In a police station, Officer Tom Robbins sees Lieutenant Dick Craig. There are now 12 missing victims, and the police still do not know what happened to them. The reporter behind the newspaper reports is Janet Lawton, Craig's fiancée. Janet forces her way into the office and argues with Robbins, and vows to go to Lake Marsh to investigate. At the police station, Robbins and Craig have a meeting with an intellectual from Europe, Professor Vladimir Strowski, who agrees to assist the police in investigating the Marsh, but not at night. As night falls and another storm begins, Janet drives alone to Lake Marsh, but visibility is poor and she drives off the road and into a ravine. Lobo rescues her.[3]

Janet awakens to find herself a prisoner of Vornoff, who uses hypnosis to put her back to sleep. The following day, Craig and his partner drive to the area around Lake Marsh, a swamp. The partners also discuss the strange weather and mention that the newspapers could be right about "the atom bomb explosions distorting the atmosphere". The duo eventually discover Janet's abandoned car and realize she is the 13th missing victim. They leave the swamp while Strowski drives a rented car to the swamp.[3]

Janet awakens at Willows House. Vornoff assures her that Lobo is harmless, but the giant seems fascinated with the female captive and approaches her with questionable intent. Vornoff explains the giant is human and that Vornoff found him in the "wilderness of Tibet". Vornoff then hypnotically places Janet back to sleep. He orders Lobo to transport the captive to Vornoff's private quarters. Meanwhile, Strowski silently approaches Willows House and enters through the unlocked front door. While Strowski searches the house, Vornoff arrives to greet him. Their country of origin is interested in Vornoff's groundbreaking experiments with atomic energy and wants to recruit him. Vornoff narrates that two decades prior, Vornoff had suggested using experiments with nuclear power which could create superhumans of great strength and size. In response, he was branded a madman and exiled by his country. Strowski reveals that he has dreams of conquest in the name of their country, while Vornoff dreams of his creations conquering in his own name. By late evening, Craig and his partner return to the swamp and discover Strowski's abandoned car. The partners split up to search the area, Craig heading towards Willows House. Back in the secret laboratory, Vornoff uses a wave of his hand to summon Janet to his current location. She arrives dressed as a bride, summoned through telepathy. He has decided to use her as the next subject of his experiments. Lobo is reluctant to take part in this experiment, and Vornoff uses a whip to re-assert his control over his slave and assistant. Meanwhile, Craig has entered the house and accidentally discovers the secret passage. He is himself captured by Vornoff and Lobo.[3]

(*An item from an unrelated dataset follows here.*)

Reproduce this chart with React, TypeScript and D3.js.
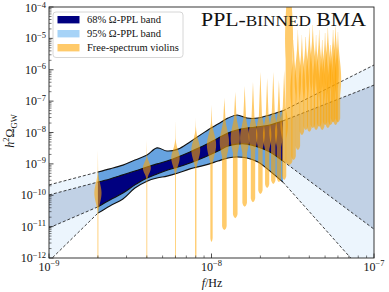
import React from "react";
import * as d3 from "d3";

const WIDTH = 389;
const HEIGHT = 292;
const M = { left: 49, right: 374, top: 7, bottom: 258 };
const FONT = "'Liberation Serif', 'Times New Roman', serif";

// PPL band edges (frequency in Hz, values are log10 h^2 Omega_GW)
const bandFreq = [2.0e-9, 2.37e-9, 2.85e-9, 3.38e-9, 4.01e-9, 4.62e-9, 5.32e-9, 6.22e-9, 7.37e-9, 9.12e-9, 1.096e-8, 1.263e-8, 1.435e-8, 1.654e-8, 1.932e-8, 2.29e-8, 2.75e-8];
const band95Upper = [-9.26, -9.16, -9.04, -8.88, -8.72, -8.49, -8.59, -8.53, -8.30, -7.98, -7.73, -7.54, -7.44, -7.54, -7.54, -7.44, -7.31];
const band68Upper = [-9.58, -9.48, -9.35, -9.23, -9.10, -9.00, -8.91, -8.78, -8.62, -8.40, -8.18, -8.02, -7.92, -7.86, -7.82, -7.76, -7.63];
const band68Lower = [-10.37, -10.15, -9.93, -9.67, -9.45, -9.32, -9.20, -9.10, -8.97, -8.78, -8.59, -8.43, -8.37, -8.37, -8.46, -8.62, -8.91];
const band95Lower = [-10.57, -10.34, -10.12, -9.77, -9.55, -9.45, -9.39, -9.29, -9.16, -9.04, -8.91, -8.81, -8.78, -8.81, -8.94, -9.23, -9.58];

// Power-law extrapolation end values at the plot edges
const extFreq = [1e-9, 1e-7];
const ext95Upper = [-9.67, -5.85];
const ext68Upper = [-9.99, -6.49];
const ext68Lower = [-11.04, -11.08];
const ext95Lower = [-12.1, -12.83];

// Free-spectrum violins
const violinFreq = [2.0e-9, 4.0e-9, 6.0e-9, 8.0e-9, 1.0e-8, 1.2e-8, 1.4e-8, 1.6e-8, 1.8e-8, 2.0e-8, 2.2e-8, 2.4e-8, 2.6e-8, 2.8e-8, 3.0e-8, 3.2e-8, 3.4e-8, 3.6e-8, 3.8e-8, 4.0e-8, 4.2e-8, 4.4e-8, 4.6e-8, 4.8e-8, 5.0e-8, 5.2e-8, 5.4e-8, 5.6e-8, 5.8e-8, 6.0e-8];
const violinPeak = [-9.93, -9.13, -8.81, -8.56, -8.4, -8.3, -8.18, -8.18, -8.11, -8.05, -8.08, -7.98, -8.02, -7.76, -5.0, -6.65, -6.33, -6.49, -6.4, -6.2, -6.1, -6.4, -6.25, -6.5, -6.3, -6.15, -6.6, -6.2, -6.1, -6.3];
const violinHigh = [-8.56, -8.24, -7.6, -7.54, -7.12, -6.9, -6.71, -6.52, -6.39, -6.07, -6.26, -6.07, -6.33, -6.01, -2.5, -5.05, -4.73, -4.89, -4.96, -4.67, -4.57, -4.89, -4.73, -5.05, -4.83, -4.67, -5.21, -4.73, -4.61, -4.8];
const violinLow = [-12.3, -12.3, -12.3, -12.0, -11.49, -11.11, -10.73, -10.37, -10.22, -9.96, -9.77, -9.64, -9.58, -9.51, -9.04, -8.88, -8.56, -8.08, -7.92, -7.98, -7.86, -7.92, -7.82, -7.92, -7.76, -7.86, -7.76, -7.67, -7.76, -7.67];
const violinDensity = [0.9, 1.0, 1.05, 1.1, 1.15, 1.15, 1.15, 1.15, 1.1, 1.1, 1.05, 1.0, 1.0, 0.95, 1.0, 0.8, 0.8, 0.8, 0.8, 0.8, 0.8, 0.8, 0.8, 0.8, 0.8, 0.8, 0.8, 0.8, 0.8, 0.8];
const violinSpread = [0.3, 0.17, 0.25, 0.3, 0.35, 0.4, 0.4, 0.4, 0.4, 0.4, 0.4, 0.4, 0.4, 0.4, 1.2, 0.6, 0.6, 0.6, 0.6, 0.6, 0.6, 0.6, 0.6, 0.6, 0.6, 0.6, 0.6, 0.6, 0.6, 0.6];
const violinTail = [0.12, 0.1, 0.1, 0.15, 0.25, 0.5, 0.5, 0.5, 0.5, 0.5, 0.5, 0.55, 0.55, 0.55, 0.85, 0.7, 0.7, 0.7, 0.7, 0.7, 0.7, 0.7, 0.7, 0.7, 0.7, 0.7, 0.7, 0.7, 0.7, 0.7];

const xTickExps = [-9, -8, -7];
const yTickExps = [-12, -11, -10, -9, -8, -7, -6, -5, -4];

const legendLabels = ["68% \u03A9-PPL band", "95% \u03A9-PPL band", "Free-spectrum violins"];

const C = {
  ext95: "#ecf5fd",
  ext68: "#c1d1e5",
  band95: "#67a3e0",
  band68: "#000080",
  violin: "#ffa500",
  leg95: "#a6d3f7",
  legViolin: "#ffca6a",
};

export default function App() {
  const x = d3.scaleLog().domain([1e-9, 1e-7]).range([M.left, M.right]);
  const y = d3.scaleLinear().domain([-12, -4]).range([M.bottom, M.top]);
  const halfW = d3.scaleLinear().domain([0, 1]).range([0, 4]);

  const n = bandFreq.length;
  const bandArea = (lo: number[], hi: number[]) =>
    d3
      .area<number>()
      .x((f) => x(f))
      .y0((_, i) => y(lo[i]))
      .y1((_, i) => y(hi[i]))
      .curve(d3.curveCatmullRom)(bandFreq) as string;
  const bandLine = (v: number[]) =>
    d3
      .line<number>()
      .x((f) => x(f))
      .y((_, i) => y(v[i]))
      .curve(d3.curveCatmullRom)(bandFreq) as string;

  const segs = (v: number[], ext: number[]) => [
    { f: [extFreq[0], bandFreq[0]], v: [ext[0], v[0]] },
    { f: [bandFreq[n - 1], extFreq[1]], v: [v[n - 1], ext[1]] },
  ];
  const extArea = (lo: number[], extLo: number[], hi: number[], extHi: number[]) => {
    const L = segs(lo, extLo);
    const H = segs(hi, extHi);
    return [0, 1].map((s) =>
      d3
        .area<number>()
        .x((f) => x(f))
        .y0((_, i) => y(L[s].v[i]))
        .y1((_, i) => y(H[s].v[i]))(L[s].f) as string
    );
  };
  const extLines = (v: number[], ext: number[]) =>
    segs(v, ext).map(
      (sg) =>
        d3
          .line<number>()
          .x((f) => x(f))
          .y((_, i) => y(sg.v[i]))(sg.f) as string
    );

  const violinPath = (i: number) => {
    const xc = x(violinFreq[i]);
    const pk = violinPeak[i];
    const hi = violinHigh[i];
    const lo = violinLow[i];
    const s = violinSpread[i];
    const t = violinTail[i];
    const Wd = halfW(violinDensity[i]);
    const N = 120;
    const pts: [number, number][] = [];
    for (let j = 0; j <= N; j++) {
      const L = lo + ((hi - lo) * j) / N;
      const g = Math.exp(-0.5 * ((L - pk) / s) ** 2);
      let w;
      if (L >= pk) {
        w = Math.max(g, (t * (hi - L)) / (hi - pk));
      } else {
        w = Math.max(g, t) * Math.sqrt(Math.min(1, (L - lo) / 0.12));
      }
      pts.push([L, Wd * w]);
    }
    const right = pts.map(([L, w]) => [xc + w, y(L)] as [number, number]);
    const left = pts
      .slice()
      .reverse()
      .map(([L, w]) => [xc - w, y(L)] as [number, number]);
    return d3.line().curve(d3.curveLinear)([...right, ...left]) + "Z";
  };

  const xMinor: number[] = [];
  for (let e = -9; e < -7; e++) for (let k = 2; k <= 9; k++) xMinor.push(k * Math.pow(10, e));
  const yMinor: number[] = [];
  for (let e = -12; e < -4; e++) for (let k = 2; k <= 9; k++) yMinor.push(Math.log10(k) + e);

  const ext95 = extArea(band95Lower, ext95Lower, band95Upper, ext95Upper);
  const ext68 = extArea(band68Lower, ext68Lower, band68Upper, ext68Upper);

  return (
    <div style={{ position: "fixed", left: 0, top: 0 }}>
      <svg width={WIDTH} height={HEIGHT} style={{ display: "block", background: "#fff" }}>
        <defs>
          <clipPath id="plotClip">
            <rect x={M.left} y={M.top} width={M.right - M.left} height={M.bottom - M.top} />
          </clipPath>
        </defs>
        <rect x={0} y={0} width={WIDTH} height={HEIGHT} fill="#fff" />
        <g clipPath="url(#plotClip)">
          {ext95.map((d, i) => (
            <path key={"e95" + i} d={d} fill={C.ext95} />
          ))}
          {ext68.map((d, i) => (
            <path key={"e68" + i} d={d} fill={C.ext68} />
          ))}
          <path d={bandArea(band95Lower, band95Upper)} fill={C.band95} />
          <path d={bandArea(band68Lower, band68Upper)} fill={C.band68} />
          {[band95Upper, band68Upper, band68Lower, band95Lower].map((v, i) => (
            <path key={"bl" + i} d={bandLine(v)} fill="none" stroke="#111" strokeWidth={1.1} />
          ))}
          {[
            [band95Upper, ext95Upper],
            [band68Upper, ext68Upper],
            [band68Lower, ext68Lower],
            [band95Lower, ext95Lower],
          ].map(([v, e], i) =>
            extLines(v, e).map((d, j) => (
              <path key={"dl" + i + j} d={d} fill="none" stroke="#111" strokeWidth={0.8} strokeDasharray="3,2" />
            ))
          )}
          {violinFreq.map((_, i) => (
            <path key={"v" + i} d={violinPath(i)} fill={C.violin} fillOpacity={0.58} />
          ))}
        </g>

        {/* ticks */}
        {xMinor.map((f, i) => (
          <line key={"xm" + i} x1={x(f)} x2={x(f)} y1={M.bottom} y2={M.bottom - 2.5} stroke="#222" strokeWidth={0.6} />
        ))}
        {xTickExps.map((e) => (
          <line key={"xM" + e} x1={x(Math.pow(10, e))} x2={x(Math.pow(10, e))} y1={M.bottom} y2={M.bottom - 4.5} stroke="#222" strokeWidth={0.8} />
        ))}
        {yMinor.map((v, i) => (
          <line key={"ym" + i} x1={M.left} x2={M.left + 2.5} y1={y(v)} y2={y(v)} stroke="#222" strokeWidth={0.6} />
        ))}
        {yTickExps.map((e) => (
          <line key={"yM" + e} x1={M.left} x2={M.left + 4.5} y1={y(e)} y2={y(e)} stroke="#222" strokeWidth={0.8} />
        ))}
        <rect x={M.left} y={M.top} width={M.right - M.left} height={M.bottom - M.top} fill="none" stroke="#222" strokeWidth={0.9} />

        {/* tick labels */}
        {xTickExps.map((e) => (
          <text key={"xl" + e} x={x(Math.pow(10, e))} y={271} textAnchor="middle" fontFamily={FONT} fontSize={12} fill="#111">
            10<tspan dy={-5} fontSize={8.5}>{"\u2212" + Math.abs(e)}</tspan>
          </text>
        ))}
        {yTickExps.map((e) => (
          <text key={"yl" + e} x={46} y={Math.max(y(e) + 4, 12)} textAnchor="end" fontFamily={FONT} fontSize={12} fill="#111">
            10<tspan dy={-4.5} fontSize={8.5}>{"\u2212" + Math.abs(e)}</tspan>
          </text>
        ))}

        {/* axis labels */}
        <text x={212} y={287} textAnchor="middle" fontFamily={FONT} fontSize={12} fill="#111">
          <tspan fontStyle="italic">f</tspan>/Hz
        </text>
        <text transform="translate(14,131) rotate(-90)" textAnchor="middle" fontFamily={FONT} fontSize={12} fill="#111">
          <tspan fontStyle="italic">h</tspan>
          <tspan dy={-5} fontSize={8.5}>2</tspan>
          <tspan dy={5}>{"\u03A9"}</tspan>
          <tspan dy={2.5} fontSize={8.5}>GW</tspan>
        </text>

        {/* title */}
        <text x={201} y={26} fontFamily={FONT} fontSize={19} fill="#111" textLength={165} lengthAdjust="spacingAndGlyphs">
          PPL-<tspan fontSize={15}>BINNED</tspan> BMA
        </text>

        {/* legend */}
        <rect x={53} y={12} width={130} height={45.5} rx={3} fill="#fff" fillOpacity={0.85} stroke="#ccc" strokeWidth={0.8} />
        {legendLabels.map((lab, i) => {
          const cy = 19.7 + i * 14;
          const fill = i === 0 ? C.band68 : i === 1 ? C.leg95 : C.legViolin;
          return (
            <g key={"lg" + i}>
              <rect x={57.5} y={cy - 3.7} width={22} height={7.4} fill={fill} />
              <text x={87} y={cy + 3.6} fontFamily={FONT} fontSize={10.5} fill="#111">
                {lab}
              </text>
            </g>
          );
        })}
      </svg>
    </div>
  );
}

As the experiment is about to begin, Lobo is visibly distressed. Making his decision, Lobo rebels and attacks Vornoff. After a fight, Lobo knocks Vornoff out, releases Janet, and transports the unconscious Vornoff to the operating table. The scientist becomes the subject of his own human experiment. This time the experiment works and Vornoff is transformed into an atomic-powered superhuman being. He and Lobo physically struggle with each other, and their fight destroys the laboratory and starts a fire. Vornoff grabs Janet and escapes from the flames. Robbins and other officers arrive to help Craig. The police pursue Vornoff through the woods. There is another thunderstorm, and a lightning strike further destroys Willows House. With his home and equipment destroyed, a distressed Vornoff abandons Janet and merely attempts to escape. Craig rolls a rock at him and lands him in the water with the octopus. They struggle until a nuclear explosion obliterate both combatants, apparently the end result of the chain reaction started at the destroyed laboratory. Robbins comments that Vornoff "tampered in God's domain".[3]


Production and release

The first incarnation of the film was a 1953 script by Alex Gordon titled The Atomic Monster, but a lack of financing prevented any production.[4] Later Ed Wood revived the project as The Monster of the Marshes. Actual shooting began in October 1954 at the Ted Allan Studios, but further money problems quickly halted the production.[4] The required funds were supplied by a rancher named Donald McCoy, who became the film's producer. He also provided his son to star as the film's hero.[4] According to screenwriter Dennis Rodriguez, casting the younger McCoy as a protagonist was one of two terms Donald imposed on Wood. The other term was to include an atomic explosion in the finale.[5] Production resumed in 1955 at Centaur Studios.[6]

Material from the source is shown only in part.